Russia will not face a blanket ban from the Rio Olympics.
It comes after the International Olympic Committee announced it would be the responsibility of each sporting federation to check the doping records of Russian competitors under its jurisdiction.
Here we pick out the key points from the IOC executive board statement released on Sunday.
:: The Russian Olympic Committee (ROC), represented by president Alexander Zhukov, made a presentation at the beginning of the executive board teleconference promising “full co-operation” from the Russian government and the ROC with all international investigations into Russian doping. He also told the board that the ROC is committed to “a complete and comprehensive” restructuring of the Russian anti-doping system.
:: The executive board decided that all 28 Olympic summer sports federations should conduct analysis on Russian athletes under their jurisdiction, not just the 20 detailed in the World Anti-Doping Agency-commissioned McLaren Report, because by McLaren’s own admission his report “only skimmed the surface” of the available data. All international sports federations were advised that the presumption of innocence could not be applied to Russian athletes in any Olympic sport.
:: International federations were advised to apply the World Anti-Doping Code and other principles agreed at the Olympic Summit in June 2016 when deciding which Russian athletes were eligible to compete.
:: The federations were advised that the absence of a positive national anti-doping test cannot be considered sufficient to allow an athlete access to the Games.

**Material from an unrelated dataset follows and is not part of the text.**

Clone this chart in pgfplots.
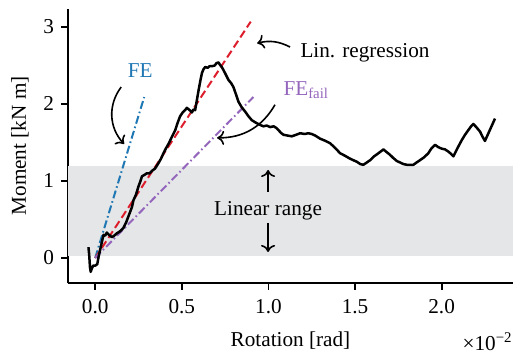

:: The federations were asked to carry out “individual analysis” of each Russian athlete’s anti-doping record, taking into account “only reliable adequate international tests”.
:: The federations were asked to bar any individuals, whether an athlete or not, who was implicated in the McLaren Report from the Rio Olympics.
:: The individual federations were asked to apply their own rules in deciding whether to sanction the entire Russian national federation in their respective sport.
:: The ROC is barred from entering any athlete for competition in Rio who has ever previously been sanctioned for a doping offence, even if the sanction has been served.
:: Any athletes passed fit to compete by their international federation will face “rigorous out-of-competition testing” by their federation and WADA. Any non-availability for this programme will lead to that athlete being barred from competing in Rio.
:: The IOC’s ethics commission has barred Russian doping whistleblower Yuliya Stepanova from competing as a neutral athlete at the Games because “the circumstances in which she denounced the doping practices which she had used herself, do not satisfy the ethical requirements” for entry to the Games. The IOC did state, however, that she and her husband would be invited to the Games as a guest.